Now, the Canadian province of British Columbia have gone ahead with a shift to permanent daylight/summer time. In BC, last weekend’s spring-forward adjustment of the clocks was the last one; when (some) other provinces and countries make the shift back to standard/winter time next fall, BC will not. The change was planned in 2019, but put on hold pending similar moves in the US states of Washington, Oregon, and California – the idea being to avoid incongruence in the Pacific time zone. But as the linked BC press release makes clear, things have changed with regard to how the United States is functioning (or isn’t), and so the plan was put into effect.

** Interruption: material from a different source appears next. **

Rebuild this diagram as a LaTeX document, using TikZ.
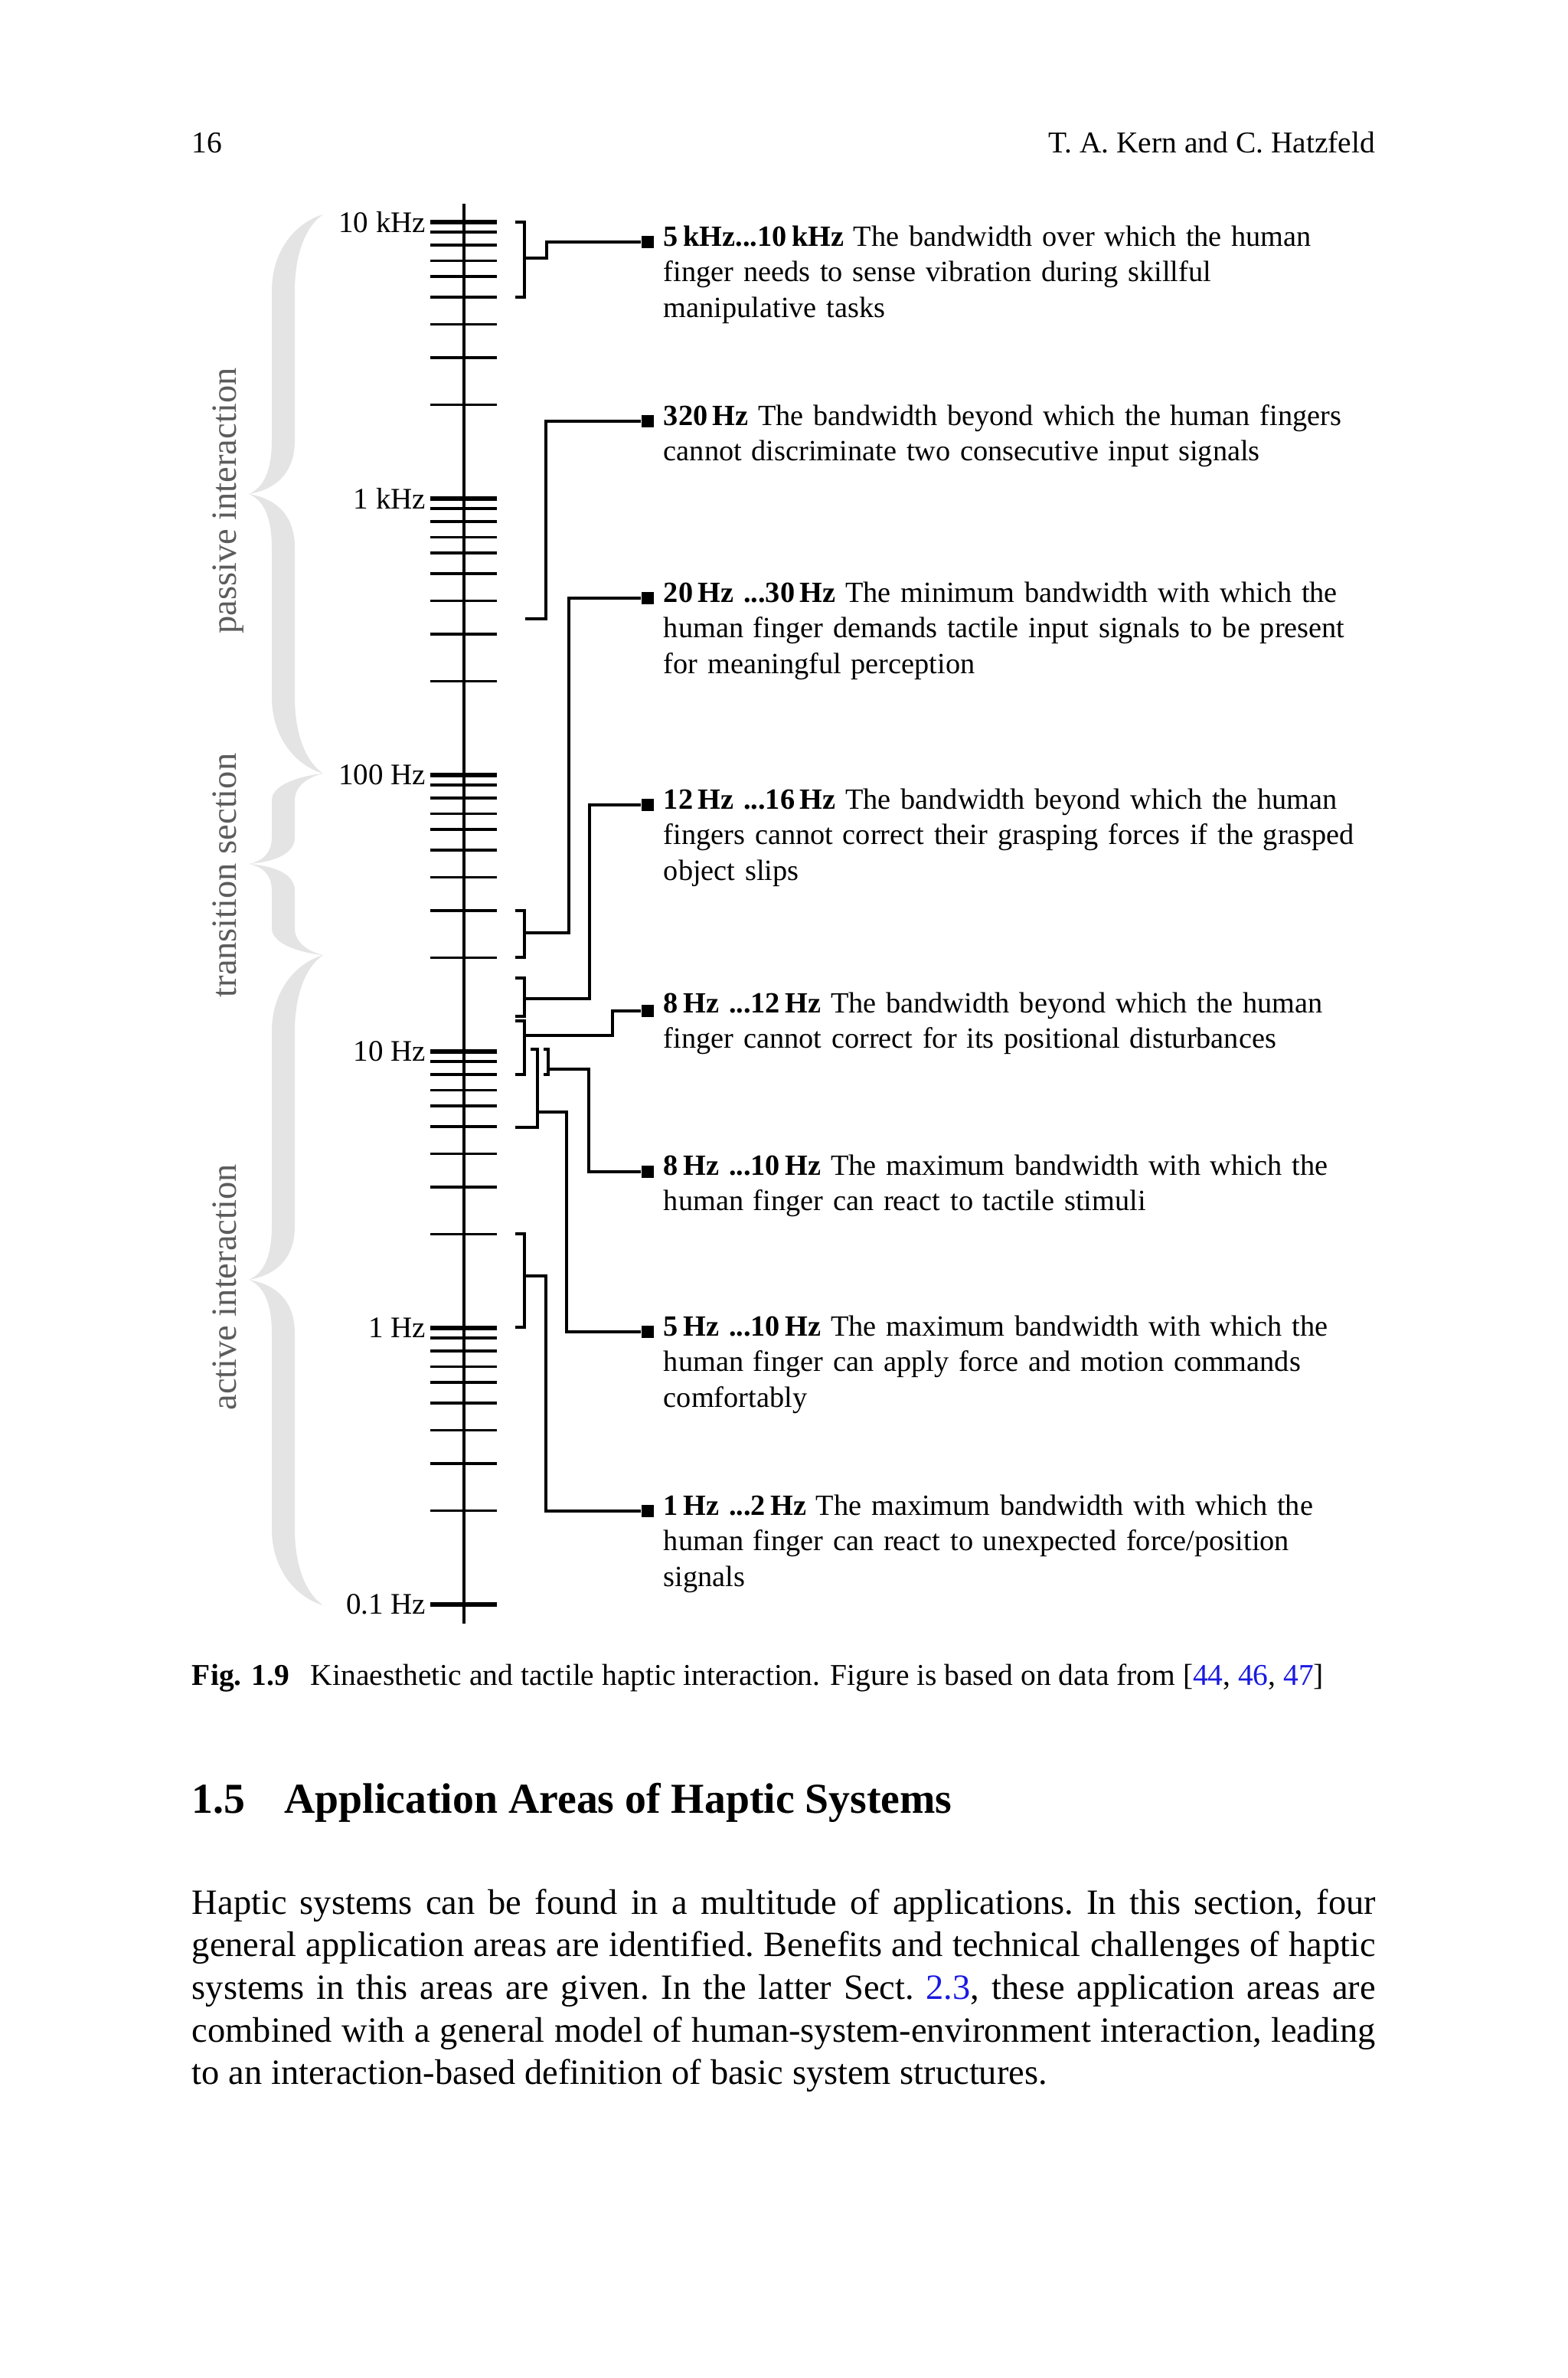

The cardiologists say changing the clocks causes a spike in heart attacks and strokes because of physiological stress – and they’re probably right. The sleep specialists talk about sleep disruption – and they’re probably right. The psychologists talk about brain fog and cognitive dysfunction; they’re probably right, too. Pretty much everyone agrees the clocks ought to be left alone so we can stop giving ourselves two cases a year of artificial jetlag, with all its physiological and psychological bad effects. So far, so good.
But there’s no shortage of people talking about circadian rhythmic disruption, as though we all live in caves in the forest and our lives are illuminated only by the sun, the moon, and whatever fires we might be able to make – they’re loud, and they’re squawking that the province has got it wrong, that they should have legislated for permanent standard/winter time. Problem is, they’re claiming to wield “the science”.
Perhaps there’s some validity to some of what they say, but to overinflate it into the totality of the science is just plain wrong. As with anything about our world, there are many causes and many effects. The hard part is figuring out what the net overall effect is, and how to optimize it. Making that even more difficult in this case is that when a bunch of people say “we should get rid of daylight saving time”, some of them might mean it literally (adopt permanent standard time), some of them mean the opposite (adopt permanent daylight time), and many of them just mean stop messing with the clocks twice a year, and they don’t care which way is permanent.
BC has chosen to go to permanent daylight time. As a result, drivers will hit fewer pedestrians. And, as Scientific American has just pointed out, they’ll hit fewer big animals, too. Surely, more ambient light during high-road-activity hours will be at least as effective as Finland’s experiment with retroreflective reindeer!